■ **Your objective**
From the records below, extract all the text exactly and leave the images behind.

— Begin —

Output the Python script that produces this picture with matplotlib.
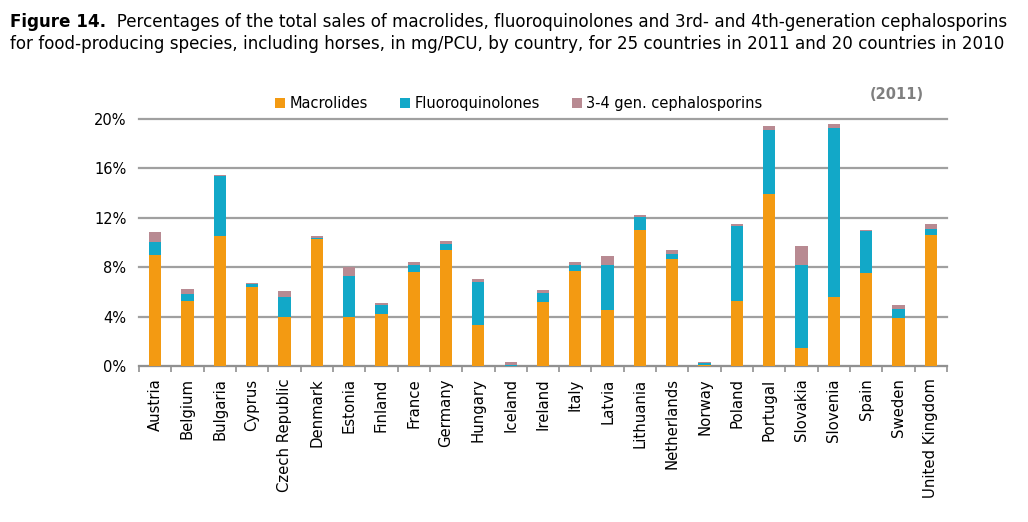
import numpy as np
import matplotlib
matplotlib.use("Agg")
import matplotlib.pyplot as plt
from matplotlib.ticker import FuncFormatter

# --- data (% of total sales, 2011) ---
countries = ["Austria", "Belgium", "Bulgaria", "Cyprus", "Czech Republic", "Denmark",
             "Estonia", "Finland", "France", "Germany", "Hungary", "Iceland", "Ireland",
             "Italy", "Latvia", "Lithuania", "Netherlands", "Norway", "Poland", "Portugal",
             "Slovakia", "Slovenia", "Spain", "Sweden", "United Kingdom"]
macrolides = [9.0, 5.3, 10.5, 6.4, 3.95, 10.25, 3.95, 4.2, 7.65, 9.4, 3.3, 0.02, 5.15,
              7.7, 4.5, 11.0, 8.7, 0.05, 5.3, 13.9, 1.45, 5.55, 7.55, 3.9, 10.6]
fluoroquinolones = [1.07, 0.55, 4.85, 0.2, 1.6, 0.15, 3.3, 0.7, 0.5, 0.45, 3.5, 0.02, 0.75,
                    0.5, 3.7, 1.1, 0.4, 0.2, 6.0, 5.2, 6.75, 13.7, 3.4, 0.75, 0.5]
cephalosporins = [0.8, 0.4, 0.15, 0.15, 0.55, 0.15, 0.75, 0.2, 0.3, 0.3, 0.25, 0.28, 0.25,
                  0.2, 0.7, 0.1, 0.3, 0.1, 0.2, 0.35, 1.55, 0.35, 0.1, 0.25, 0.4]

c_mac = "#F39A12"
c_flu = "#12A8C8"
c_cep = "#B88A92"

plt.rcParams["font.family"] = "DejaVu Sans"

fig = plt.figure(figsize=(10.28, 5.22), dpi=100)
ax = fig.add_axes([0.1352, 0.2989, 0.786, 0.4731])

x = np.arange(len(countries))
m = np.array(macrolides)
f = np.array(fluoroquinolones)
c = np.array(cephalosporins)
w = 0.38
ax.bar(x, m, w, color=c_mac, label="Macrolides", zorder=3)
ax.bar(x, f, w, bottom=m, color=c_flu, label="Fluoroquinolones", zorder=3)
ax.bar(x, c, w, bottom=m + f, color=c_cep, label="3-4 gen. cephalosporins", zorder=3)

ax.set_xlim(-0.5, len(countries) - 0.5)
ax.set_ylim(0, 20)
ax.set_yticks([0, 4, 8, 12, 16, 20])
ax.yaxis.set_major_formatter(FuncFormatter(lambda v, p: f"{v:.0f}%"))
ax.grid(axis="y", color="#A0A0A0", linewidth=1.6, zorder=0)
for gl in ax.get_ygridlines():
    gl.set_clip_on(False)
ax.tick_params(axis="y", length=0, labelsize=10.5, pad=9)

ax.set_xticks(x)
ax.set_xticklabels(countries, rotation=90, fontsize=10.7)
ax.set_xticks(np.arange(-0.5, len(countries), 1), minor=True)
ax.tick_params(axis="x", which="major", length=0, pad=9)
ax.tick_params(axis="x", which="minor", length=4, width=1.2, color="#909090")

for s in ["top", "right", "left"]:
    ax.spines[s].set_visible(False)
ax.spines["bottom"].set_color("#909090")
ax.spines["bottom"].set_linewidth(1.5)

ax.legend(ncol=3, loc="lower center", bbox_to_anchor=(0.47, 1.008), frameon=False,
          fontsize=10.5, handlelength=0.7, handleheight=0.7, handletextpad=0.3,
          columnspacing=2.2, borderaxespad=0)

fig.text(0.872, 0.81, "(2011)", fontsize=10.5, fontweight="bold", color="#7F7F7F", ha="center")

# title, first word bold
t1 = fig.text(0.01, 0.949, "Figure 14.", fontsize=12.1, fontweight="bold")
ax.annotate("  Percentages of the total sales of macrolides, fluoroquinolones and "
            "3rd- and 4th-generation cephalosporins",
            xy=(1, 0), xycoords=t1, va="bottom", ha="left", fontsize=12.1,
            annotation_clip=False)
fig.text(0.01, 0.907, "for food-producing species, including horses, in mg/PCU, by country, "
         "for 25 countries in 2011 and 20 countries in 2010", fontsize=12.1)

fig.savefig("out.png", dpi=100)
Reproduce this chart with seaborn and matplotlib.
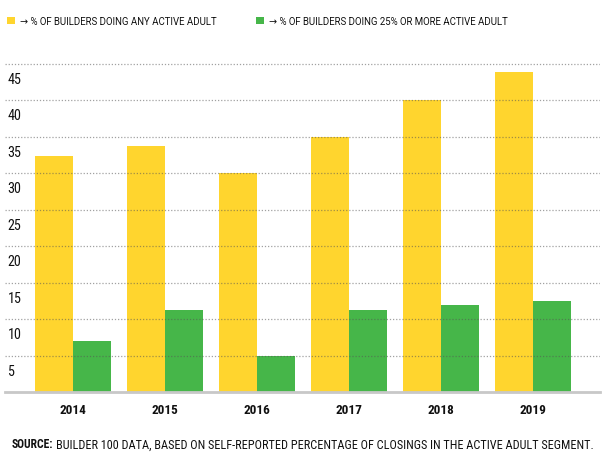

— End —

■ **Result**
Output the Python script that produces this picture with matplotlib.
import numpy as np
import matplotlib
matplotlib.use("Agg")
import matplotlib.pyplot as plt
from matplotlib.ticker import FuncFormatter

# --- data (% of total sales, 2011) ---
countries = ["Austria", "Belgium", "Bulgaria", "Cyprus", "Czech Republic", "Denmark",
             "Estonia", "Finland", "France", "Germany", "Hungary", "Iceland", "Ireland",
             "Italy", "Latvia", "Lithuania", "Netherlands", "Norway", "Poland", "Portugal",
             "Slovakia", "Slovenia", "Spain", "Sweden", "United Kingdom"]
macrolides = [9.0, 5.3, 10.5, 6.4, 3.95, 10.25, 3.95, 4.2, 7.65, 9.4, 3.3, 0.02, 5.15,
              7.7, 4.5, 11.0, 8.7, 0.05, 5.3, 13.9, 1.45, 5.55, 7.55, 3.9, 10.6]
fluoroquinolones = [1.07, 0.55, 4.85, 0.2, 1.6, 0.15, 3.3, 0.7, 0.5, 0.45, 3.5, 0.02, 0.75,
                    0.5, 3.7, 1.1, 0.4, 0.2, 6.0, 5.2, 6.75, 13.7, 3.4, 0.75, 0.5]
cephalosporins = [0.8, 0.4, 0.15, 0.15, 0.55, 0.15, 0.75, 0.2, 0.3, 0.3, 0.25, 0.28, 0.25,
                  0.2, 0.7, 0.1, 0.3, 0.1, 0.2, 0.35, 1.55, 0.35, 0.1, 0.25, 0.4]

c_mac = "#F39A12"
c_flu = "#12A8C8"
c_cep = "#B88A92"

plt.rcParams["font.family"] = "DejaVu Sans"

fig = plt.figure(figsize=(10.28, 5.22), dpi=100)
ax = fig.add_axes([0.1352, 0.2989, 0.786, 0.4731])

x = np.arange(len(countries))
m = np.array(macrolides)
f = np.array(fluoroquinolones)
c = np.array(cephalosporins)
w = 0.38
ax.bar(x, m, w, color=c_mac, label="Macrolides", zorder=3)
ax.bar(x, f, w, bottom=m, color=c_flu, label="Fluoroquinolones", zorder=3)
ax.bar(x, c, w, bottom=m + f, color=c_cep, label="3-4 gen. cephalosporins", zorder=3)

ax.set_xlim(-0.5, len(countries) - 0.5)
ax.set_ylim(0, 20)
ax.set_yticks([0, 4, 8, 12, 16, 20])
ax.yaxis.set_major_formatter(FuncFormatter(lambda v, p: f"{v:.0f}%"))
ax.grid(axis="y", color="#A0A0A0", linewidth=1.6, zorder=0)
for gl in ax.get_ygridlines():
    gl.set_clip_on(False)
ax.tick_params(axis="y", length=0, labelsize=10.5, pad=9)

ax.set_xticks(x)
ax.set_xticklabels(countries, rotation=90, fontsize=10.7)
ax.set_xticks(np.arange(-0.5, len(countries), 1), minor=True)
ax.tick_params(axis="x", which="major", length=0, pad=9)
ax.tick_params(axis="x", which="minor", length=4, width=1.2, color="#909090")

for s in ["top", "right", "left"]:
    ax.spines[s].set_visible(False)
ax.spines["bottom"].set_color("#909090")
ax.spines["bottom"].set_linewidth(1.5)

ax.legend(ncol=3, loc="lower center", bbox_to_anchor=(0.47, 1.008), frameon=False,
          fontsize=10.5, handlelength=0.7, handleheight=0.7, handletextpad=0.3,
          columnspacing=2.2, borderaxespad=0)

fig.text(0.872, 0.81, "(2011)", fontsize=10.5, fontweight="bold", color="#7F7F7F", ha="center")

# title, first word bold
t1 = fig.text(0.01, 0.949, "Figure 14.", fontsize=12.1, fontweight="bold")
ax.annotate("  Percentages of the total sales of macrolides, fluoroquinolones and "
            "3rd- and 4th-generation cephalosporins",
            xy=(1, 0), xycoords=t1, va="bottom", ha="left", fontsize=12.1,
            annotation_clip=False)
fig.text(0.01, 0.907, "for food-producing species, including horses, in mg/PCU, by country, "
         "for 25 countries in 2011 and 20 countries in 2010", fontsize=12.1)

fig.savefig("out.png", dpi=100)
Reproduce this chart with seaborn and matplotlib.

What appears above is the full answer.